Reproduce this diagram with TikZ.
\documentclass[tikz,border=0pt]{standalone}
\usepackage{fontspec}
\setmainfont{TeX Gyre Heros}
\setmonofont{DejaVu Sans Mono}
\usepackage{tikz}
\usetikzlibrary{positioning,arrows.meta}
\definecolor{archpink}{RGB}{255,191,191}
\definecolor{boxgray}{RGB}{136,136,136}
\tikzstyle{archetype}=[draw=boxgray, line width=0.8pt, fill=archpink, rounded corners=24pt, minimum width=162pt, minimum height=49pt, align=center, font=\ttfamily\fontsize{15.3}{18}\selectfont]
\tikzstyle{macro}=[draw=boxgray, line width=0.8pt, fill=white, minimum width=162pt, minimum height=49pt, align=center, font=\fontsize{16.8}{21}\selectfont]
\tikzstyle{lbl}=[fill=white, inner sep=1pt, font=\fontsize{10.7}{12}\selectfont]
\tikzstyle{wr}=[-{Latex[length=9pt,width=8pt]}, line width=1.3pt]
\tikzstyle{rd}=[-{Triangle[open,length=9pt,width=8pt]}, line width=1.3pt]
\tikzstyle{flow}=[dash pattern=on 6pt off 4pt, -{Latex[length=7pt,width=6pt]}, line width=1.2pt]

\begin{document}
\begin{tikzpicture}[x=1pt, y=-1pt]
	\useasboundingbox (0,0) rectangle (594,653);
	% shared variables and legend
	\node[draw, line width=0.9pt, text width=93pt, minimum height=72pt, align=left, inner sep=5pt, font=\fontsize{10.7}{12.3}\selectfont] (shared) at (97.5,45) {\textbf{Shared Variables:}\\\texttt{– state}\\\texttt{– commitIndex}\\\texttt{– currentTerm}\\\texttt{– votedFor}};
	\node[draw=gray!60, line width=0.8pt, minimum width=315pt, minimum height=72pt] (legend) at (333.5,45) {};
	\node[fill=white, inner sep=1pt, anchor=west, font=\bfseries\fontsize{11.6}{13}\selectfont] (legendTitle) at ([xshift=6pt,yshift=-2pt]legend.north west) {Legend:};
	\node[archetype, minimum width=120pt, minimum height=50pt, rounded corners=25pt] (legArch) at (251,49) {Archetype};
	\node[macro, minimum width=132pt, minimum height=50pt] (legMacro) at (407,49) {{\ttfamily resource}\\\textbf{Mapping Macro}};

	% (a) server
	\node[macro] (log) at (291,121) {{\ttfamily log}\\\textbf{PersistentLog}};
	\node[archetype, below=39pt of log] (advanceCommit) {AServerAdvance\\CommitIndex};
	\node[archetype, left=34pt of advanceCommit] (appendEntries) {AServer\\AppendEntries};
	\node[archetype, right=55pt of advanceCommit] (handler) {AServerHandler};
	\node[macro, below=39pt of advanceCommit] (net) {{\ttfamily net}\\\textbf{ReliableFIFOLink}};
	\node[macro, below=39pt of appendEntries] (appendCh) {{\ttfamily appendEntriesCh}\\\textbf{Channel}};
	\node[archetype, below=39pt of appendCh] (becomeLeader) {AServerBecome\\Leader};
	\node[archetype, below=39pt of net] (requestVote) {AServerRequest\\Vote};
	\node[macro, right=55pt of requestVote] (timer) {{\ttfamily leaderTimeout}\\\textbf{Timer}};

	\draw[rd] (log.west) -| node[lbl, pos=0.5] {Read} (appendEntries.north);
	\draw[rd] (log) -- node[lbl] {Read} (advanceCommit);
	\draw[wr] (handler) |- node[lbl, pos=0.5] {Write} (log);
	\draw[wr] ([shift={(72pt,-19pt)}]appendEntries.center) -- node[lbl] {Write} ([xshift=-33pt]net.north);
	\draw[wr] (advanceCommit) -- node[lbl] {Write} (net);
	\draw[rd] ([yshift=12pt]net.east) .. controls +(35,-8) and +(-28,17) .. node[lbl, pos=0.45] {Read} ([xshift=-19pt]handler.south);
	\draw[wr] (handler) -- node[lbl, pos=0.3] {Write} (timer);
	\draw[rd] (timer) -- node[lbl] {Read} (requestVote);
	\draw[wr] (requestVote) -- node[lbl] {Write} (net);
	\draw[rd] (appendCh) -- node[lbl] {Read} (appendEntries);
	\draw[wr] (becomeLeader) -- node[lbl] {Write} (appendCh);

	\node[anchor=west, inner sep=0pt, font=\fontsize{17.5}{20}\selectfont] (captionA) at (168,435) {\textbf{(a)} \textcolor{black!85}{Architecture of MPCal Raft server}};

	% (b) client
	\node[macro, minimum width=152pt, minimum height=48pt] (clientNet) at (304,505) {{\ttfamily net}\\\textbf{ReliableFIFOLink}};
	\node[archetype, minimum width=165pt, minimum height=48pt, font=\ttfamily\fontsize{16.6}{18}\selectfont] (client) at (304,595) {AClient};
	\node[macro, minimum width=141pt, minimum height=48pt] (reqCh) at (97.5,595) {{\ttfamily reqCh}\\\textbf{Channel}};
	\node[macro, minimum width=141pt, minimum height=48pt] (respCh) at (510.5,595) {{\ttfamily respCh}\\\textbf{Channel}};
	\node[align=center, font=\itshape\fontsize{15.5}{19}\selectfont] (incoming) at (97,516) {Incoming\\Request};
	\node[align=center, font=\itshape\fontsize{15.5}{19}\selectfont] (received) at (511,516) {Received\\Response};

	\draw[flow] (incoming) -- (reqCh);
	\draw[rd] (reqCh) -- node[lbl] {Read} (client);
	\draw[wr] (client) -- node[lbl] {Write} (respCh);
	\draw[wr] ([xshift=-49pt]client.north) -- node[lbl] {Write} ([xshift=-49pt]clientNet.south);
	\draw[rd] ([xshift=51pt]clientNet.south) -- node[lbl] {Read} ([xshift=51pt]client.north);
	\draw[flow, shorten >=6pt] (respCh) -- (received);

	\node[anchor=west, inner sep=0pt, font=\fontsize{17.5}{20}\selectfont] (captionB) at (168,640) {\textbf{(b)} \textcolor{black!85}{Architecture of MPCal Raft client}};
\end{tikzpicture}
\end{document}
-*-
Copy out each line exactly.

Reproduce this diagram with TikZ.
\documentclass[tikz,border=0pt]{standalone}
\usepackage{fontspec}
\setmainfont{TeX Gyre Heros}
\setmonofont{DejaVu Sans Mono}
\usepackage{tikz}
\usetikzlibrary{positioning,arrows.meta}
\definecolor{archpink}{RGB}{255,191,191}
\definecolor{boxgray}{RGB}{136,136,136}
\tikzstyle{archetype}=[draw=boxgray, line width=0.8pt, fill=archpink, rounded corners=24pt, minimum width=162pt, minimum height=49pt, align=center, font=\ttfamily\fontsize{15.3}{18}\selectfont]
\tikzstyle{macro}=[draw=boxgray, line width=0.8pt, fill=white, minimum width=162pt, minimum height=49pt, align=center, font=\fontsize{16.8}{21}\selectfont]
\tikzstyle{lbl}=[fill=white, inner sep=1pt, font=\fontsize{10.7}{12}\selectfont]
\tikzstyle{wr}=[-{Latex[length=9pt,width=8pt]}, line width=1.3pt]
\tikzstyle{rd}=[-{Triangle[open,length=9pt,width=8pt]}, line width=1.3pt]
\tikzstyle{flow}=[dash pattern=on 6pt off 4pt, -{Latex[length=7pt,width=6pt]}, line width=1.2pt]

\begin{document}
\begin{tikzpicture}[x=1pt, y=-1pt]
	\useasboundingbox (0,0) rectangle (594,653);
	% shared variables and legend
	\node[draw, line width=0.9pt, text width=93pt, minimum height=72pt, align=left, inner sep=5pt, font=\fontsize{10.7}{12.3}\selectfont] (shared) at (97.5,45) {\textbf{Shared Variables:}\\\texttt{– state}\\\texttt{– commitIndex}\\\texttt{– currentTerm}\\\texttt{– votedFor}};
	\node[draw=gray!60, line width=0.8pt, minimum width=315pt, minimum height=72pt] (legend) at (333.5,45) {};
	\node[fill=white, inner sep=1pt, anchor=west, font=\bfseries\fontsize{11.6}{13}\selectfont] (legendTitle) at ([xshift=6pt,yshift=-2pt]legend.north west) {Legend:};
	\node[archetype, minimum width=120pt, minimum height=50pt, rounded corners=25pt] (legArch) at (251,49) {Archetype};
	\node[macro, minimum width=132pt, minimum height=50pt] (legMacro) at (407,49) {{\ttfamily resource}\\\textbf{Mapping Macro}};

	% (a) server
	\node[macro] (log) at (291,121) {{\ttfamily log}\\\textbf{PersistentLog}};
	\node[archetype, below=39pt of log] (advanceCommit) {AServerAdvance\\CommitIndex};
	\node[archetype, left=34pt of advanceCommit] (appendEntries) {AServer\\AppendEntries};
	\node[archetype, right=55pt of advanceCommit] (handler) {AServerHandler};
	\node[macro, below=39pt of advanceCommit] (net) {{\ttfamily net}\\\textbf{ReliableFIFOLink}};
	\node[macro, below=39pt of appendEntries] (appendCh) {{\ttfamily appendEntriesCh}\\\textbf{Channel}};
	\node[archetype, below=39pt of appendCh] (becomeLeader) {AServerBecome\\Leader};
	\node[archetype, below=39pt of net] (requestVote) {AServerRequest\\Vote};
	\node[macro, right=55pt of requestVote] (timer) {{\ttfamily leaderTimeout}\\\textbf{Timer}};

	\draw[rd] (log.west) -| node[lbl, pos=0.5] {Read} (appendEntries.north);
	\draw[rd] (log) -- node[lbl] {Read} (advanceCommit);
	\draw[wr] (handler) |- node[lbl, pos=0.5] {Write} (log);
	\draw[wr] ([shift={(72pt,-19pt)}]appendEntries.center) -- node[lbl] {Write} ([xshift=-33pt]net.north);
	\draw[wr] (advanceCommit) -- node[lbl] {Write} (net);
	\draw[rd] ([yshift=12pt]net.east) .. controls +(35,-8) and +(-28,17) .. node[lbl, pos=0.45] {Read} ([xshift=-19pt]handler.south);
	\draw[wr] (handler) -- node[lbl, pos=0.3] {Write} (timer);
	\draw[rd] (timer) -- node[lbl] {Read} (requestVote);
	\draw[wr] (requestVote) -- node[lbl] {Write} (net);
	\draw[rd] (appendCh) -- node[lbl] {Read} (appendEntries);
	\draw[wr] (becomeLeader) -- node[lbl] {Write} (appendCh);

	\node[anchor=west, inner sep=0pt, font=\fontsize{17.5}{20}\selectfont] (captionA) at (168,435) {\textbf{(a)} \textcolor{black!85}{Architecture of MPCal Raft server}};

	% (b) client
	\node[macro, minimum width=152pt, minimum height=48pt] (clientNet) at (304,505) {{\ttfamily net}\\\textbf{ReliableFIFOLink}};
	\node[archetype, minimum width=165pt, minimum height=48pt, font=\ttfamily\fontsize{16.6}{18}\selectfont] (client) at (304,595) {AClient};
	\node[macro, minimum width=141pt, minimum height=48pt] (reqCh) at (97.5,595) {{\ttfamily reqCh}\\\textbf{Channel}};
	\node[macro, minimum width=141pt, minimum height=48pt] (respCh) at (510.5,595) {{\ttfamily respCh}\\\textbf{Channel}};
	\node[align=center, font=\itshape\fontsize{15.5}{19}\selectfont] (incoming) at (97,516) {Incoming\\Request};
	\node[align=center, font=\itshape\fontsize{15.5}{19}\selectfont] (received) at (511,516) {Received\\Response};

	\draw[flow] (incoming) -- (reqCh);
	\draw[rd] (reqCh) -- node[lbl] {Read} (client);
	\draw[wr] (client) -- node[lbl] {Write} (respCh);
	\draw[wr] ([xshift=-49pt]client.north) -- node[lbl] {Write} ([xshift=-49pt]clientNet.south);
	\draw[rd] ([xshift=51pt]clientNet.south) -- node[lbl] {Read} ([xshift=51pt]client.north);
	\draw[flow, shorten >=6pt] (respCh) -- (received);

	\node[anchor=west, inner sep=0pt, font=\fontsize{17.5}{20}\selectfont] (captionB) at (168,640) {\textbf{(b)} \textcolor{black!85}{Architecture of MPCal Raft client}};
\end{tikzpicture}
\end{document}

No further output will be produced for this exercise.